I really did expect ZombiU to be more creative than it was in the end. Given all the hype behind it, and indeed my first impressions of the game from a Wii U demo booth, I expected an intense horror game quite unlike what I had ever played before.
What I got was an intense horror game that was… familiar from start to finish. Thematically, ZombiU is very much like From Software’s Demon’s Souls and Dark Souls games. It’s a relentlessly challenging game that focuses on players learning through dying, and has some asynchronous online multiplayer options - dead characters turn into zombies and can be killed by online friends. Players can even leave messages for one another – a feature torn in its entirety from the Soul’s franchise.
As a big fan of Demon’s Souls and Dark Souls, the challenge of ZombiU appealed to me, and as a fan of classic zombie films, I feel this game is one of the finest recreations of a zombie apocalypse that we’ve seen in games yet. The goal – to simply survive – is a little alien to the norm for videogames where players expect going in to be presented with objectives to “win.” So I do understand where the negative reviews are coming from – this is not a game for everyone.
Weapons and ammunition are severely limited, to the point where hoarding wherever possible becomes a substantial feature of the game. Once again this is a decision that is brilliantly conducive to building an atmosphere of survival horror, but I suspect alienating to many people that prefer run-and-gun style action experiences. In fact, the game is alienating right down to the default weapon players have access to – the cricket bat. Surely Ubisoft realised that cricket is such a niche sport on a world scale that a baseball bat would have made more sense?
Yes the game is set in England, but there are sports (and potential melee weapons) that have a more global appeal than cricket. I suspect that the cricket bat is Ubisoft’s admission that this game has a limited market appeal, and rather than apologise for it, it has challenged the players to either get on with the game, or get out. It’s the kind of development purity that is a welcome rarity from a major publisher producing a major new IP for a new console.
However, though I appreciated vision and integrity of the game when I sat back to review it I find myself asking a simple question – did I enjoy it that much? I both did, and did not. I expected the world to be a little more open, for one thing. Most environments ended up feeling a little claustrophobic, and tended to highlight strategic vantage points in neon. I appreciate the Ubisoft wanted people to think about how to deal with the undead without charging in guns blazing, but did they need to make the solutions to the puzzles that blatant? I would argue not. At around 10 hours in length, it also felt like there was a bit of padding at times.

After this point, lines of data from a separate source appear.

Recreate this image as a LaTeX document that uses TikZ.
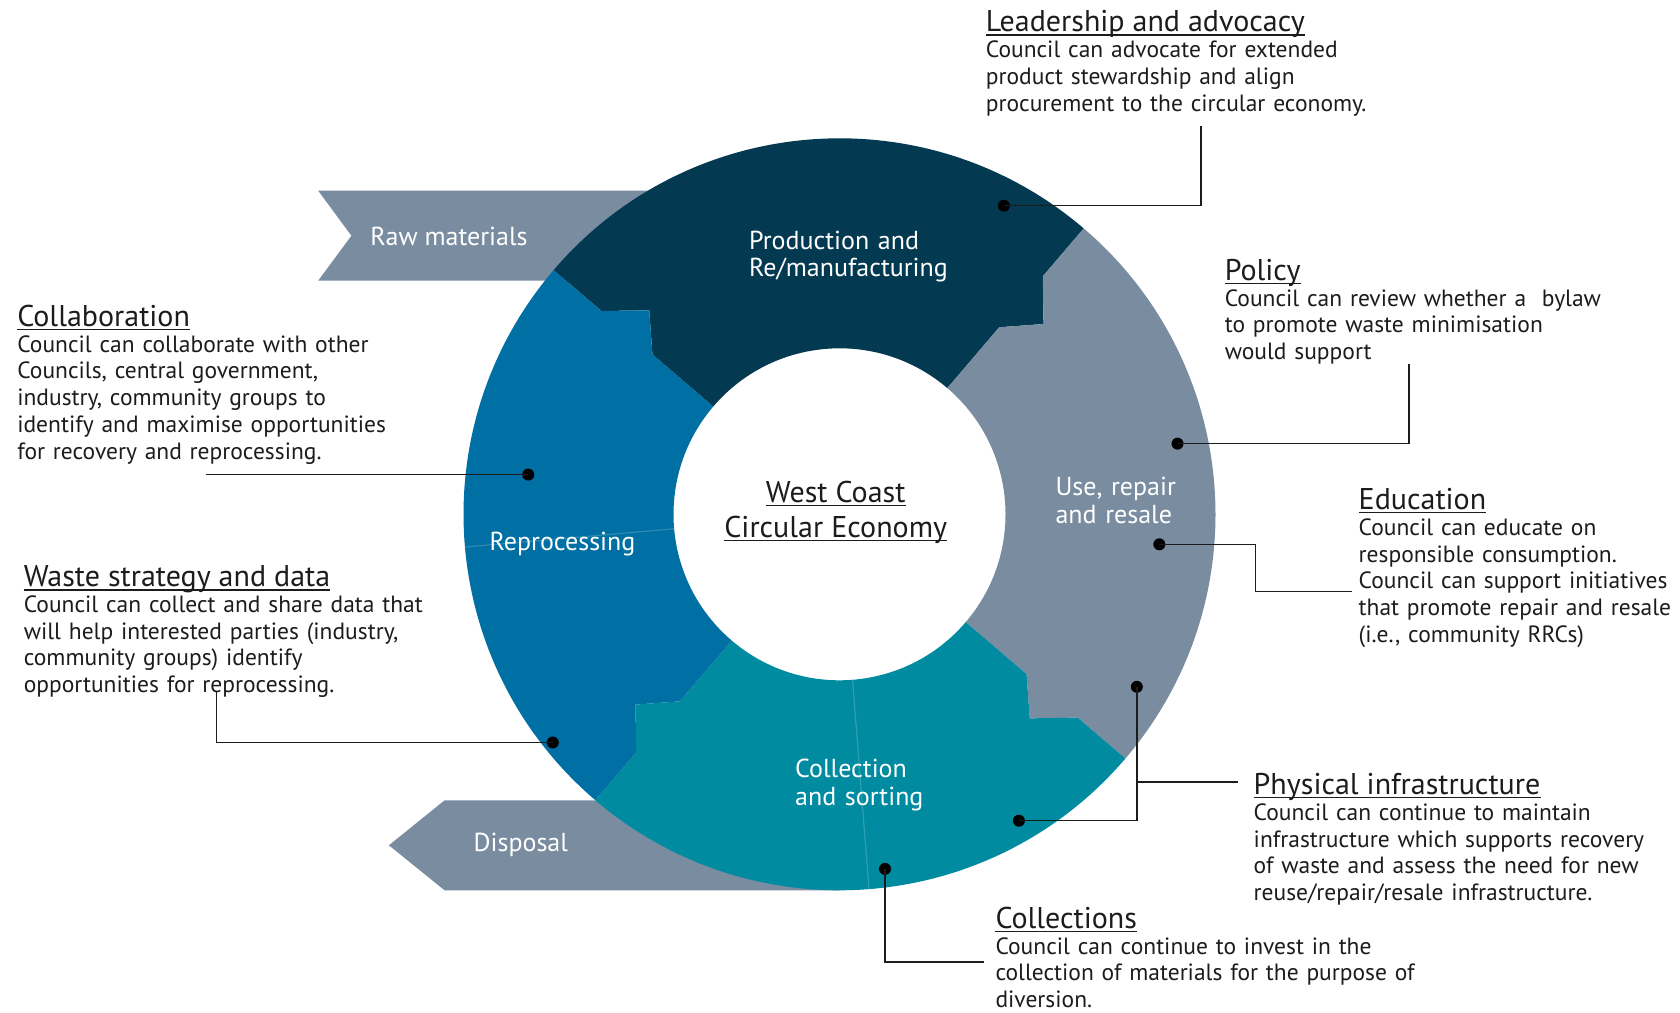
\documentclass[tikz,border=0pt]{standalone}
\usepackage{fontspec}
\setmainfont{PT Sans}
\usetikzlibrary{calc}
\definecolor{cNavy}{HTML}{033A51}
\definecolor{cSlate}{HTML}{7A8DA0}
\definecolor{cTeal}{HTML}{008BA0}
\definecolor{cBlue}{HTML}{006FA3}
\definecolor{cInk}{HTML}{1C1C1C}
\newcommand\Ro{376}
\newcommand\Ri{166}
\newcommand\Ra{246}
\newcommand\Rb{313}
\newcommand\Rt{279}
\newcommand\ringpart[3]{%
  \fill[#1] (#2:\Ro) arc[start angle=#2, end angle=#3, radius=\Ro]
    -- (#3:\Rb) -- ({#3-6.5}:\Rt) -- (#3:\Ra) -- (#3:\Ri)
    arc[start angle=#3, end angle=#2, radius=\Ri]
    -- (#2:\Ra) -- ({#2-6.5}:\Rt) -- (#2:\Rb) -- cycle;}
\newcommand\ulunder[1]{\draw[cInk, line width=1.3] ($(#1.base west)+(0,3.5)$) -- ($(#1.base east)+(0,3.5)$);}
\begin{document}
\begin{tikzpicture}[x=1pt,y=-1pt,
  headtxt/.style={anchor=base west, inner sep=0, text=cInk, font=\fontsize{30}{34}\selectfont},
  bodytxt/.style={anchor=base west, inner sep=0, text=cInk, align=left, text width=540, font=\fontsize{23.5}{26.8}\selectfont},
  seglabel/.style={inner sep=0, text=white, font=\fontsize{26}{27.9}\selectfont},
  blocklabel/.style={seglabel, anchor=base west, align=left, text width=260},
  blob/.style={circle, fill=black, inner sep=0, minimum size=12},
  leader/.style={draw=cInk, line width=1.5},
  arrowband/.style={fill=cSlate},
  seamline/.style={draw=white, opacity=0.18, line width=1.2}]
\fill[white] (0,0) rectangle (1680,1012);
\useasboundingbox (0,0) rectangle (1680,1012);

% flow bands
\fill[arrowband] (318.2,190.7) -- (760,190.7) -- (760,280.7) -- (318.2,280.7) -- (351.4,235.7) -- cycle;
\fill[arrowband] (444.6,800.3) -- (839.5,800.3) -- (839.5,890.3) -- (444.6,890.3) -- (388.9,845.3) -- cycle;

% ring
\begin{scope}[shift={(839.5,514.3)}, yscale=-1]
  \ringpart{cNavy}{139.5}{49.5}
  \ringpart{cSlate}{49.5}{-40.5}
  \ringpart{cTeal}{-40.5}{-130.5}
  \ringpart{cBlue}{229.5}{139.5}
  \draw[seamline] (185:\Ri) -- (185:\Ro);
  \draw[seamline] (-85.5:\Ri) -- (-85.5:\Ro);
\end{scope}

% segment labels
\node[blocklabel] (lProd) at (749,249) {Production and\\Re/manufacturing};
\node[blocklabel] (lUse) at (1055.3,495.6) {Use, repair\\and resale};
\node[blocklabel] (lColl) at (795,777.3) {Collection\\and sorting};
\node[seglabel, anchor=base] (lRep) at (562.5,550) {Reprocessing};
\node[seglabel, anchor=base] (lRaw) at (449,245) {Raw materials};
\node[seglabel, anchor=base] (lDisp) at (520.8,851) {Disposal};

% centre title
\node[inner sep=0, anchor=base, text=cInk, font=\fontsize{30}{34}\selectfont] (tWC) at (835.7,502) {West Coast};
\node[inner sep=0, anchor=base, text=cInk, font=\fontsize{30}{34}\selectfont] (tCE) at (835.7,537) {Circular Economy};
\ulunder{tWC}
\ulunder{tCE}

% text blocks
\node[headtxt] (hLead) at (985.7,31.4) {Leadership and advocacy};
\node[bodytxt] (bLead) at (985.7,57.4) {Council can advocate for extended\\product stewardship and align\\procurement to the circular economy.};
\ulunder{hLead}

\node[headtxt] (hPol) at (1224.6,280) {Policy};
\node[bodytxt] (bPol) at (1224.6,306) {Council can review whether a~ bylaw\\to promote waste minimisation\\would support};
\ulunder{hPol}

\node[headtxt] (hEdu) at (1358.5,509.3) {Education};
\node[bodytxt] (bEdu) at (1358.5,535.2) {Council can educate on\\responsible consumption.\\Council can support initiatives\\that promote repair and resale\\(i.e., community RRCs)};
\ulunder{hEdu}

\node[headtxt] (hPhy) at (1253.5,794.3) {Physical infrastructure};
\node[bodytxt] (bPhy) at (1253.5,820.2) {Council can continue to maintain\\infrastructure which supports recovery\\of waste and assess the need for new\\reuse/repair/resale infrastructure.};
\ulunder{hPhy}

\node[headtxt] (hCol) at (995.3,928.2) {Collections};
\node[bodytxt] (bCol) at (995.3,954.1) {Council can continue to invest in the\\collection of materials for the purpose of\\diversion.};
\ulunder{hCol}

\node[headtxt] (hCollab) at (17.1,326) {Collaboration};
\node[bodytxt] (bCollab) at (17.1,352) {Council can collaborate with other\\Councils, central government,\\industry, community groups to\\identify and maximise opportunities\\for recovery and reprocessing.};
\ulunder{hCollab}

\node[headtxt] (hWaste) at (23.6,586.4) {Waste strategy and data};
\node[bodytxt] (bWaste) at (23.6,612.3) {Council can collect and share data that\\will help interested parties (industry,\\community groups) identify\\opportunities for reprocessing.};
\ulunder{hWaste}

% connectors
\node[blob] (dLead) at (1003.9,205.7) {};
\coordinate (eLead) at (1201,126.4);
\draw[leader] (dLead.center) -| (eLead);

\node[blob] (dPol) at (1177.5,443.6) {};
\coordinate (ePol) at (1408.9,364.3);
\draw[leader] (dPol.center) -| (ePol);

\node[blob] (dEdu) at (1159.3,544.3) {};
\coordinate (kEdu) at (1255.7,591.4);
\coordinate (eEdu) at (1352.1,591.4);
\draw[leader] (dEdu.center) -| (kEdu) -- (eEdu);

\node[blob] (dPhyA) at (1136.8,686.8) {};
\node[blob] (dPhyB) at (1018.9,820.7) {};
\coordinate (jPhy) at (1136.8,782.1);
\coordinate (ePhy) at (1237.5,782.1);
\draw[leader] (dPhyA.center) |- (dPhyB.center);
\draw[leader] (jPhy) -- (ePhy);

\node[blob] (dCol) at (885,868.9) {};
\coordinate (eCol) at (983.6,962.1);
\draw[leader] (dCol.center) |- (eCol);

\node[blob] (dCollab) at (528.2,474.6) {};
\coordinate (eCollab) at (205.7,474.6);
\draw[leader] (eCollab) -- (dCollab.center);

\node[blob] (dWaste) at (552.8,742.5) {};
\coordinate (eWaste) at (216.4,691);
\draw[leader] (eWaste) |- (dWaste.center);
\end{tikzpicture}
\end{document}
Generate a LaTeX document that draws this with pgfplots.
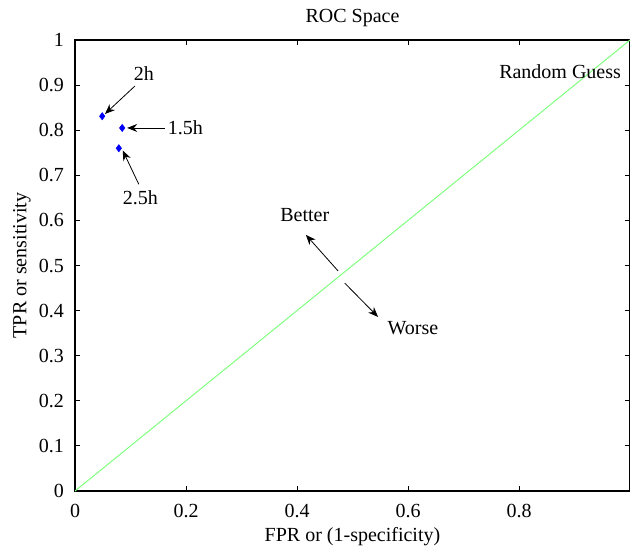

And so ZombiU feels a little underdeveloped. There are ideas in there that are only half-realised and as thematically sound as the game is, it’s difficult to look past some of the technical issues – such as a generally unattractive visual aesthetic and some ideas that are thrown into the game, but are not particularly interesting. I didn’t really buy the into the use of the gamepad as an inventory, for instance. Yes, when looting the body of a corpse for treasures you need to look away from the TV and at the gamepad for a moment, and yes occasionally a zombie will surprise you while you’re distracted, but that’s about the extent of it – it’s a shock tactic and a gimmick, and nothing more.
The multiplayer is absolutely brilliant though, and uses the gamepad in a genuine and useful way. With one player playing as the survivor, and the other player with the gamepad dropping zombies down to try and take out the player, it’s a competitive multiplayer style that we really have seen very little of in the past, and as such it doesn’t matter as much that there’s a general lack of variety in the game – what’s there is damned fun, if incredibly difficult for the poor sap playing as the survivor.
The multiplayer mode also highlights one of the greatest opportunities for local multiplayer with the Wii U. My wife is not a great fan of shooters, and so is not especially great at them. With most local multiplayer shooters this would mean we would simply not play them. With ZombiU however we’re both able to play and have a great time.
Overall ZombiU is a triumph. It’s raw and flawed, and it’s nowhere near as original or innovative as it probably should have been, but it is nonetheless different. Especially for the Nintendo gamers who have never had the opportunity to play a Souls game, ZombiU does a remarkable job of adapting that style of game and repackaging it in a new setting. Throw in one of the best multiplayer modes on the Wii U to date and it’s an easy game to recommend. And, looking at the sales figures, it’s surely a big enough hit to justify a sequel, which would give Ubisoft an opportunity to balance out some of the less spectacular elements in the game.